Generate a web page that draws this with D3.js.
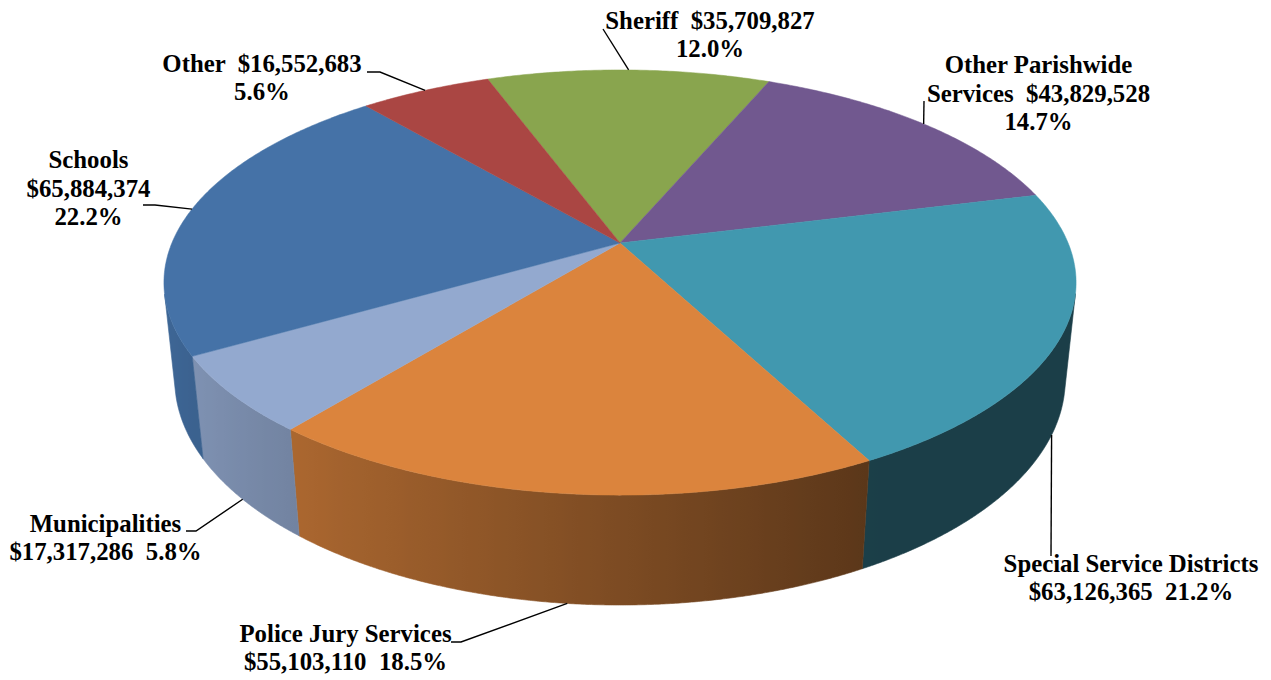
<!DOCTYPE html>
<html>
<head>
<meta charset="utf-8">
<script src="https://cdn.jsdelivr.net/npm/d3@7"></script>
<style>
  html, body { margin: 0; padding: 0; background: #ffffff; }
  svg { display: block; }
</style>
</head>
<body>
<svg id="chart" width="1271" height="680"></svg>
<script>
// ---- data -------------------------------------------------------------
const categories = [
  "Sheriff",
  "Other Parishwide Services",
  "Special Service Districts",
  "Police Jury Services",
  "Municipalities",
  "Schools",
  "Other"
];
const amounts = [35709827, 43829528, 63126365, 55103110, 17317286, 65884374, 16552683];
const percentLabels = ["12.0%", "14.7%", "21.2%", "18.5%", "5.8%", "22.2%", "5.6%"];
const sliceColors = ["#89A54E", "#71588F", "#4198AF", "#DB843D", "#93A9CF", "#4572A7", "#AA4643"];

// ---- 3D pie geometry --------------------------------------------------
const W = 1271, H = 680;
const firstSliceAngle = -20.3 * Math.PI / 180;   // clockwise from 12 o'clock
const cx = 620, cy = 243;                        // projected pie centre
const focal = 2142, camDist = 4.78;              // perspective camera (radius units)
const tilt = Math.asin(0.458);                   // elevation of the camera
const thickness = 0.246;                         // pie height (radius units)

function project(theta, level) {
  // level 0 = top face, 1 = bottom rim
  const X = Math.sin(theta), Z = -Math.cos(theta), Y = -thickness * level;
  const depth = camDist - Y * Math.sin(tilt) - Z * Math.cos(tilt);
  return [cx + focal * X / depth, cy + focal * (Z * Math.sin(tilt) - Y * Math.cos(tilt)) / depth];
}

// is the outer wall at angle theta facing the viewer?
function wallVisible(theta) {
  const e = 1e-3;
  const p1 = project(theta - e, 0), p2 = project(theta + e, 0), q1 = project(theta - e, 1);
  return (p2[0] - p1[0]) * (q1[1] - p1[1]) - (p2[1] - p1[1]) * (q1[0] - p1[0]) < 0;
}

// wall shading: lit from the left, darker towards the right
function sideShade(theta) {
  return Math.max(0.41, 0.57 + 0.33 * Math.cos(theta - 1.5 * Math.PI));
}

const pie = d3.pie()
  .sort(null)
  .value(d => d)
  .startAngle(firstSliceAngle)
  .endAngle(firstSliceAngle + 2 * Math.PI);
const arcs = pie(amounts);

const svg = d3.select("#chart");
const defs = svg.append("defs");
svg.append("rect").attr("width", W).attr("height", H).attr("fill", "#ffffff");

const line = d3.line();
const gSides = svg.append("g").attr("class", "sides");
const gTops = svg.append("g").attr("class", "tops");
const gLeaders = svg.append("g").attr("class", "leaders");
const gLabels = svg.append("g").attr("class", "labels");

// outer wall of each slice: one path with a horizontal shading gradient
const sampleStep = 0.25 * Math.PI / 180;
arcs.forEach((a, i) => {
  const base = d3.rgb(sliceColors[i]);
  const n = Math.max(2, Math.ceil((a.endAngle - a.startAngle) / sampleStep));
  const thetas = d3.range(n + 1).map(k => a.startAngle + (a.endAngle - a.startAngle) * k / n)
    .filter(wallVisible);
  if (thetas.length < 2) return;
  const top = thetas.map(t => project(t, 0));
  const bottom = thetas.map(t => project(t, 1)).reverse();
  const midX = t => (project(t, 0)[0] + project(t, 1)[0]) / 2;
  const x1 = midX(thetas[0]), x2 = midX(thetas[thetas.length - 1]);
  const id = "wall-" + i;
  const grad = defs.append("linearGradient")
    .attr("id", id)
    .attr("gradientUnits", "userSpaceOnUse")
    .attr("x1", x1).attr("y1", 0).attr("x2", x2).attr("y2", 0);
  thetas.forEach((t, k) => {
    if (k % 4 !== 0 && k !== thetas.length - 1) return;
    const s = sideShade(t);
    grad.append("stop")
      .attr("offset", Math.min(1, Math.max(0, (midX(t) - x1) / (x2 - x1))))
      .attr("stop-color", d3.rgb(base.r * s, base.g * s, base.b * s).formatHex());
  });
  gSides.append("path")
    .attr("d", line(top.concat(bottom)) + "Z")
    .attr("fill", `url(#${id})`)
    .attr("stroke", `url(#${id})`)
    .attr("stroke-width", 0.6)
    .attr("stroke-linejoin", "round");
});

// top faces
arcs.forEach((a, i) => {
  const pts = [[cx, cy]];
  const n = Math.max(2, Math.ceil((a.endAngle - a.startAngle) / (0.5 * Math.PI / 180)));
  for (let k = 0; k <= n; k++) {
    pts.push(project(a.startAngle + (a.endAngle - a.startAngle) * k / n, 0));
  }
  gTops.append("path")
    .attr("d", line(pts) + "Z")
    .attr("fill", sliceColors[i])
    .attr("stroke", sliceColors[i])
    .attr("stroke-width", 0.5)
    .attr("stroke-linejoin", "round");
});

// ---- labels -----------------------------------------------------------
const fmtAmount = d3.format("$,");
// text lines for each slice, label anchor (centre x, first baseline) and leader start
const labelLayout = [
  { lines: i => [categories[i] + "  " + fmtAmount(amounts[i]), percentLabels[i]],
    x: 710, y: 28.5, leader: [[603, 29]] },
  { lines: i => ["Other Parishwide", "Services  " + fmtAmount(amounts[i]), percentLabels[i]],
    x: 1038.5, y: 73.3, leader: [[924, 101]] },
  { lines: i => [categories[i], fmtAmount(amounts[i]) + "  " + percentLabels[i]],
    x: 1131, y: 571.7, leader: [[1051, 556]] },
  { lines: i => [categories[i], fmtAmount(amounts[i]) + "  " + percentLabels[i]],
    x: 345.5, y: 641.7, leader: [[451, 642], [461, 642]] },
  { lines: i => [categories[i], fmtAmount(amounts[i]) + "  " + percentLabels[i]],
    x: 105.5, y: 531.7, leader: [[186, 531], [196, 531]] },
  { lines: i => [categories[i], fmtAmount(amounts[i]), percentLabels[i]],
    x: 88.5, y: 168.3, leader: [[143, 205], [155, 205]] },
  { lines: i => [categories[i] + "  " + fmtAmount(amounts[i]), percentLabels[i]],
    x: 262, y: 71.7, leader: [[367, 72], [380, 72]] }
];

const lineGap = 28.3;
arcs.forEach((a, i) => {
  const L = labelLayout[i];
  const mid = (a.startAngle + a.endAngle) / 2;
  // leader ends on the top rim for back slices, on the lower rim for front ones
  const end = project(mid, -Math.cos(mid) > 0 ? 1 : 0);
  gLeaders.append("path")
    .attr("d", line(L.leader.concat([end])))
    .attr("fill", "none")
    .attr("stroke", "#000")
    .attr("stroke-width", 1.4);

  const t = gLabels.append("text")
    .attr("text-anchor", "middle")
    .attr("font-family", "'Liberation Serif', 'Times New Roman', serif")
    .attr("font-weight", "bold")
    .attr("font-size", 24.8)
    .attr("fill", "#000")
    .style("white-space", "pre");
  L.lines(i).forEach((s, j) => {
    t.append("tspan").attr("x", L.x).attr("y", L.y + j * lineGap).text(s);
  });
});
</script>
</body>
</html>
▬▬▬
[TO DO]
Copy out the data above exactly, except the pictures.

[WRITTEN SOLUTION]
Generate a web page that draws this with D3.js.
<!DOCTYPE html>
<html>
<head>
<meta charset="utf-8">
<script src="https://cdn.jsdelivr.net/npm/d3@7"></script>
<style>
  html, body { margin: 0; padding: 0; background: #ffffff; }
  svg { display: block; }
</style>
</head>
<body>
<svg id="chart" width="1271" height="680"></svg>
<script>
// ---- data -------------------------------------------------------------
const categories = [
  "Sheriff",
  "Other Parishwide Services",
  "Special Service Districts",
  "Police Jury Services",
  "Municipalities",
  "Schools",
  "Other"
];
const amounts = [35709827, 43829528, 63126365, 55103110, 17317286, 65884374, 16552683];
const percentLabels = ["12.0%", "14.7%", "21.2%", "18.5%", "5.8%", "22.2%", "5.6%"];
const sliceColors = ["#89A54E", "#71588F", "#4198AF", "#DB843D", "#93A9CF", "#4572A7", "#AA4643"];

// ---- 3D pie geometry --------------------------------------------------
const W = 1271, H = 680;
const firstSliceAngle = -20.3 * Math.PI / 180;   // clockwise from 12 o'clock
const cx = 620, cy = 243;                        // projected pie centre
const focal = 2142, camDist = 4.78;              // perspective camera (radius units)
const tilt = Math.asin(0.458);                   // elevation of the camera
const thickness = 0.246;                         // pie height (radius units)

function project(theta, level) {
  // level 0 = top face, 1 = bottom rim
  const X = Math.sin(theta), Z = -Math.cos(theta), Y = -thickness * level;
  const depth = camDist - Y * Math.sin(tilt) - Z * Math.cos(tilt);
  return [cx + focal * X / depth, cy + focal * (Z * Math.sin(tilt) - Y * Math.cos(tilt)) / depth];
}

// is the outer wall at angle theta facing the viewer?
function wallVisible(theta) {
  const e = 1e-3;
  const p1 = project(theta - e, 0), p2 = project(theta + e, 0), q1 = project(theta - e, 1);
  return (p2[0] - p1[0]) * (q1[1] - p1[1]) - (p2[1] - p1[1]) * (q1[0] - p1[0]) < 0;
}

// wall shading: lit from the left, darker towards the right
function sideShade(theta) {
  return Math.max(0.41, 0.57 + 0.33 * Math.cos(theta - 1.5 * Math.PI));
}

const pie = d3.pie()
  .sort(null)
  .value(d => d)
  .startAngle(firstSliceAngle)
  .endAngle(firstSliceAngle + 2 * Math.PI);
const arcs = pie(amounts);

const svg = d3.select("#chart");
const defs = svg.append("defs");
svg.append("rect").attr("width", W).attr("height", H).attr("fill", "#ffffff");

const line = d3.line();
const gSides = svg.append("g").attr("class", "sides");
const gTops = svg.append("g").attr("class", "tops");
const gLeaders = svg.append("g").attr("class", "leaders");
const gLabels = svg.append("g").attr("class", "labels");

// outer wall of each slice: one path with a horizontal shading gradient
const sampleStep = 0.25 * Math.PI / 180;
arcs.forEach((a, i) => {
  const base = d3.rgb(sliceColors[i]);
  const n = Math.max(2, Math.ceil((a.endAngle - a.startAngle) / sampleStep));
  const thetas = d3.range(n + 1).map(k => a.startAngle + (a.endAngle - a.startAngle) * k / n)
    .filter(wallVisible);
  if (thetas.length < 2) return;
  const top = thetas.map(t => project(t, 0));
  const bottom = thetas.map(t => project(t, 1)).reverse();
  const midX = t => (project(t, 0)[0] + project(t, 1)[0]) / 2;
  const x1 = midX(thetas[0]), x2 = midX(thetas[thetas.length - 1]);
  const id = "wall-" + i;
  const grad = defs.append("linearGradient")
    .attr("id", id)
    .attr("gradientUnits", "userSpaceOnUse")
    .attr("x1", x1).attr("y1", 0).attr("x2", x2).attr("y2", 0);
  thetas.forEach((t, k) => {
    if (k % 4 !== 0 && k !== thetas.length - 1) return;
    const s = sideShade(t);
    grad.append("stop")
      .attr("offset", Math.min(1, Math.max(0, (midX(t) - x1) / (x2 - x1))))
      .attr("stop-color", d3.rgb(base.r * s, base.g * s, base.b * s).formatHex());
  });
  gSides.append("path")
    .attr("d", line(top.concat(bottom)) + "Z")
    .attr("fill", `url(#${id})`)
    .attr("stroke", `url(#${id})`)
    .attr("stroke-width", 0.6)
    .attr("stroke-linejoin", "round");
});

// top faces
arcs.forEach((a, i) => {
  const pts = [[cx, cy]];
  const n = Math.max(2, Math.ceil((a.endAngle - a.startAngle) / (0.5 * Math.PI / 180)));
  for (let k = 0; k <= n; k++) {
    pts.push(project(a.startAngle + (a.endAngle - a.startAngle) * k / n, 0));
  }
  gTops.append("path")
    .attr("d", line(pts) + "Z")
    .attr("fill", sliceColors[i])
    .attr("stroke", sliceColors[i])
    .attr("stroke-width", 0.5)
    .attr("stroke-linejoin", "round");
});

// ---- labels -----------------------------------------------------------
const fmtAmount = d3.format("$,");
// text lines for each slice, label anchor (centre x, first baseline) and leader start
const labelLayout = [
  { lines: i => [categories[i] + "  " + fmtAmount(amounts[i]), percentLabels[i]],
    x: 710, y: 28.5, leader: [[603, 29]] },
  { lines: i => ["Other Parishwide", "Services  " + fmtAmount(amounts[i]), percentLabels[i]],
    x: 1038.5, y: 73.3, leader: [[924, 101]] },
  { lines: i => [categories[i], fmtAmount(amounts[i]) + "  " + percentLabels[i]],
    x: 1131, y: 571.7, leader: [[1051, 556]] },
  { lines: i => [categories[i], fmtAmount(amounts[i]) + "  " + percentLabels[i]],
    x: 345.5, y: 641.7, leader: [[451, 642], [461, 642]] },
  { lines: i => [categories[i], fmtAmount(amounts[i]) + "  " + percentLabels[i]],
    x: 105.5, y: 531.7, leader: [[186, 531], [196, 531]] },
  { lines: i => [categories[i], fmtAmount(amounts[i]), percentLabels[i]],
    x: 88.5, y: 168.3, leader: [[143, 205], [155, 205]] },
  { lines: i => [categories[i] + "  " + fmtAmount(amounts[i]), percentLabels[i]],
    x: 262, y: 71.7, leader: [[367, 72], [380, 72]] }
];

const lineGap = 28.3;
arcs.forEach((a, i) => {
  const L = labelLayout[i];
  const mid = (a.startAngle + a.endAngle) / 2;
  // leader ends on the top rim for back slices, on the lower rim for front ones
  const end = project(mid, -Math.cos(mid) > 0 ? 1 : 0);
  gLeaders.append("path")
    .attr("d", line(L.leader.concat([end])))
    .attr("fill", "none")
    .attr("stroke", "#000")
    .attr("stroke-width", 1.4);

  const t = gLabels.append("text")
    .attr("text-anchor", "middle")
    .attr("font-family", "'Liberation Serif', 'Times New Roman', serif")
    .attr("font-weight", "bold")
    .attr("font-size", 24.8)
    .attr("fill", "#000")
    .style("white-space", "pre");
  L.lines(i).forEach((s, j) => {
    t.append("tspan").attr("x", L.x).attr("y", L.y + j * lineGap).text(s);
  });
});
</script>
</body>
</html>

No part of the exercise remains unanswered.